#### GIVEN TASK:
Of the lines in these entries, how many contain the string "with"? Give the number and nothing else.

#### DATA PROVIDED:
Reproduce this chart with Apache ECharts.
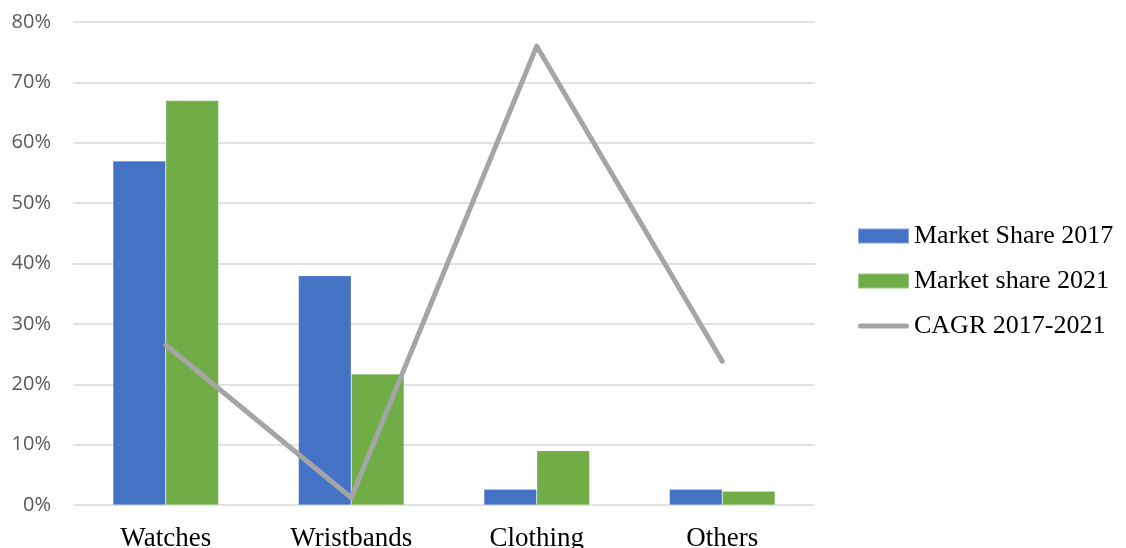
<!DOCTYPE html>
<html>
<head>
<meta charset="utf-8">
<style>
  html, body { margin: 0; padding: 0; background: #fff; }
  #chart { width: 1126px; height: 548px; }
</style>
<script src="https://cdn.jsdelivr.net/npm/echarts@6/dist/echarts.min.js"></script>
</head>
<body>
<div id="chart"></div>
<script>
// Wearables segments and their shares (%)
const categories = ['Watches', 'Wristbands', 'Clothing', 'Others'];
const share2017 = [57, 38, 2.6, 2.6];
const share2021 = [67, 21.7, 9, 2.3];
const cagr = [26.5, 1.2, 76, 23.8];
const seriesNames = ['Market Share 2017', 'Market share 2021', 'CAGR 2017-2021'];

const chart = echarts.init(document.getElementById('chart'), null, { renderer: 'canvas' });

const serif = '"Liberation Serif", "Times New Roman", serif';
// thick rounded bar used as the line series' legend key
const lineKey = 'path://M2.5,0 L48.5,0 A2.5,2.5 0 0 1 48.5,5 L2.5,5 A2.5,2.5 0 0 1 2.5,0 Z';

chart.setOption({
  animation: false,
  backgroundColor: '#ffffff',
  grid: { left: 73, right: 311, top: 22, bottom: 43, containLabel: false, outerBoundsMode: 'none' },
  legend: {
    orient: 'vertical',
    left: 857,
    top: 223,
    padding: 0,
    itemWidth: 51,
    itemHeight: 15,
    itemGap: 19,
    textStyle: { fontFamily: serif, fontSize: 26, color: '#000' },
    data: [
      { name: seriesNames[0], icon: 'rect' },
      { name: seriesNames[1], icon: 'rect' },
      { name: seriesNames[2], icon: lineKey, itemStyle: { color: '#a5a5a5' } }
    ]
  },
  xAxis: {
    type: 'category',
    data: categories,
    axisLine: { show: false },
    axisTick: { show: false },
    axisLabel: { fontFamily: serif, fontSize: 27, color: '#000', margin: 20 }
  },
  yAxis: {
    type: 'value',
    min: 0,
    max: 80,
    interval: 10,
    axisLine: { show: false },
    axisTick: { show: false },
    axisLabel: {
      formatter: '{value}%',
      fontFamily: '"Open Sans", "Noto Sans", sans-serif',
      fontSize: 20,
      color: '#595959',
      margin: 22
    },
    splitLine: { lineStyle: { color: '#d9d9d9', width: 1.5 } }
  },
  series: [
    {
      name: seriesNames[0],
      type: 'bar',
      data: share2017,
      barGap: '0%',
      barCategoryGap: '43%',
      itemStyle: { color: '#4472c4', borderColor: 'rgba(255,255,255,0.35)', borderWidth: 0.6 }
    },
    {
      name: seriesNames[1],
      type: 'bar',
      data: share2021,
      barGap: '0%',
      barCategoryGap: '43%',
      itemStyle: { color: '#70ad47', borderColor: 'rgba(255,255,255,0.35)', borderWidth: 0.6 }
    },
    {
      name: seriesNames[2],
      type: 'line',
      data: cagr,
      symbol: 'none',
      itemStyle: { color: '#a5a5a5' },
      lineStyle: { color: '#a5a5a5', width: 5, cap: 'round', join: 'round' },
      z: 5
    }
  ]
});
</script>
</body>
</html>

==

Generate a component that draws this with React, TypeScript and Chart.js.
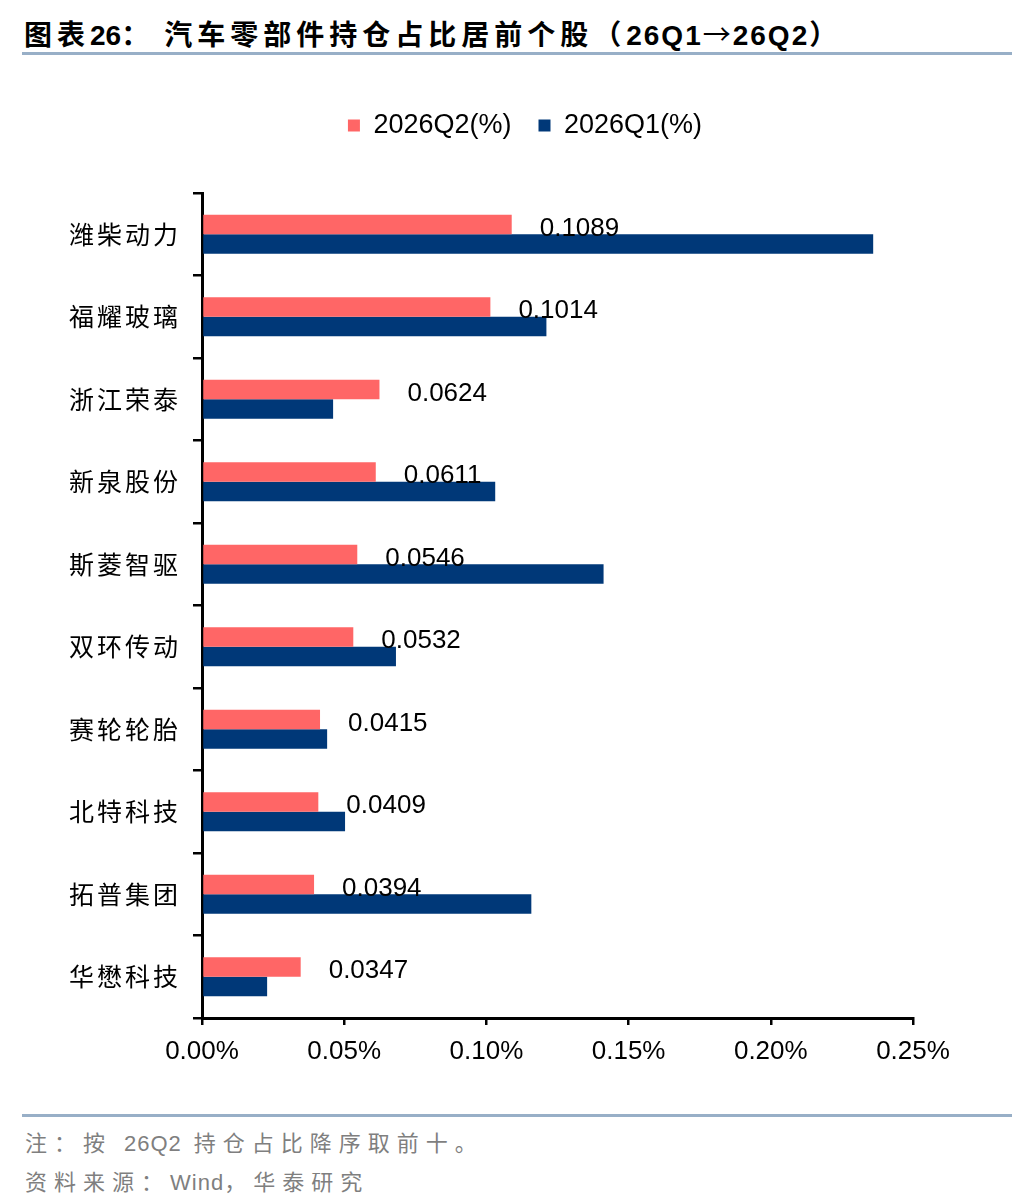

#### TASK OUTPUT:
2